**The exercise:** Repeat every line of the data exactly, but not the pictures.

Start Data lines

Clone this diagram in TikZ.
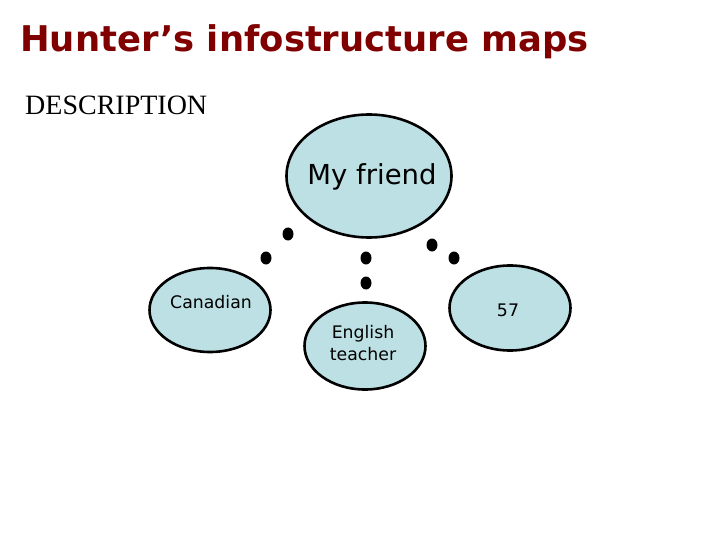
\documentclass[tikz,border=0pt]{standalone}
\usepackage{fontspec}
\setmainfont{Liberation Serif}
\newfontfamily\verd{DejaVu Sans}
\usetikzlibrary{shapes.geometric}
\definecolor{titlered}{RGB}{128,0,0}
\definecolor{bubble}{RGB}{188,224,227}
\tikzset{
  bubblebox/.style={ellipse, draw=black, line width=2.6pt, fill=bubble, inner sep=0pt},
  dotnode/.style={ellipse, fill=black, minimum width=11pt, minimum height=13pt, inner sep=0pt},
  smalltext/.style={font=\verd\fontsize{17.3}{22}\selectfont, align=center},
}
\begin{document}
\begin{tikzpicture}[x=1pt,y=-1pt]
\useasboundingbox[fill=white] (0,0) rectangle (720,540);
\node[anchor=base west, inner sep=0pt, text=titlered, font=\verd\bfseries\fontsize{35.4}{40}\selectfont] (title) at (20,52) {Hunter’s infostructure maps};
\node[anchor=base west, inner sep=0pt, font=\fontsize{28}{32}\selectfont] (desc) at (25,115) {DESCRIPTION};

\node[bubblebox, minimum width=165pt, minimum height=123pt] (friend) at (369,176) {};
\node[font=\verd\fontsize{27.5}{32}\selectfont, inner sep=0pt] (friendtxt) at (372,177) {My friend};

\node[bubblebox, minimum width=121pt, minimum height=84pt] (can) at (210,310) {};
\node[smalltext, anchor=base, inner sep=0pt] (cantxt) at (211,308) {Canadian};

\node[bubblebox, minimum width=121pt, minimum height=87pt] (eng) at (365,346) {};
\node[smalltext, anchor=base, inner sep=0pt] (engtxt1) at (363,338) {English};
\node[smalltext, anchor=base, inner sep=0pt] (engtxt2) at (363,360) {teacher};

\node[bubblebox, minimum width=121pt, minimum height=85pt] (age) at (510,308) {};
\node[smalltext, anchor=base, inner sep=0pt] (agetxt) at (508,316) {57};

\node[dotnode] (l1) at (288,234) {};
\node[dotnode] (l2) at (266,258) {};
\node[dotnode] (m1) at (366,258) {};
\node[dotnode] (m2) at (366,283) {};
\node[dotnode] (r1) at (432,245) {};
\node[dotnode] (r2) at (454,258) {};
\end{tikzpicture}
\end{document}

End Data lines

**Task result:**
Clone this diagram in TikZ.
\documentclass[tikz,border=0pt]{standalone}
\usepackage{fontspec}
\setmainfont{Liberation Serif}
\newfontfamily\verd{DejaVu Sans}
\usetikzlibrary{shapes.geometric}
\definecolor{titlered}{RGB}{128,0,0}
\definecolor{bubble}{RGB}{188,224,227}
\tikzset{
  bubblebox/.style={ellipse, draw=black, line width=2.6pt, fill=bubble, inner sep=0pt},
  dotnode/.style={ellipse, fill=black, minimum width=11pt, minimum height=13pt, inner sep=0pt},
  smalltext/.style={font=\verd\fontsize{17.3}{22}\selectfont, align=center},
}
\begin{document}
\begin{tikzpicture}[x=1pt,y=-1pt]
\useasboundingbox[fill=white] (0,0) rectangle (720,540);
\node[anchor=base west, inner sep=0pt, text=titlered, font=\verd\bfseries\fontsize{35.4}{40}\selectfont] (title) at (20,52) {Hunter’s infostructure maps};
\node[anchor=base west, inner sep=0pt, font=\fontsize{28}{32}\selectfont] (desc) at (25,115) {DESCRIPTION};

\node[bubblebox, minimum width=165pt, minimum height=123pt] (friend) at (369,176) {};
\node[font=\verd\fontsize{27.5}{32}\selectfont, inner sep=0pt] (friendtxt) at (372,177) {My friend};

\node[bubblebox, minimum width=121pt, minimum height=84pt] (can) at (210,310) {};
\node[smalltext, anchor=base, inner sep=0pt] (cantxt) at (211,308) {Canadian};

\node[bubblebox, minimum width=121pt, minimum height=87pt] (eng) at (365,346) {};
\node[smalltext, anchor=base, inner sep=0pt] (engtxt1) at (363,338) {English};
\node[smalltext, anchor=base, inner sep=0pt] (engtxt2) at (363,360) {teacher};

\node[bubblebox, minimum width=121pt, minimum height=85pt] (age) at (510,308) {};
\node[smalltext, anchor=base, inner sep=0pt] (agetxt) at (508,316) {57};

\node[dotnode] (l1) at (288,234) {};
\node[dotnode] (l2) at (266,258) {};
\node[dotnode] (m1) at (366,258) {};
\node[dotnode] (m2) at (366,283) {};
\node[dotnode] (r1) at (432,245) {};
\node[dotnode] (r2) at (454,258) {};
\end{tikzpicture}
\end{document}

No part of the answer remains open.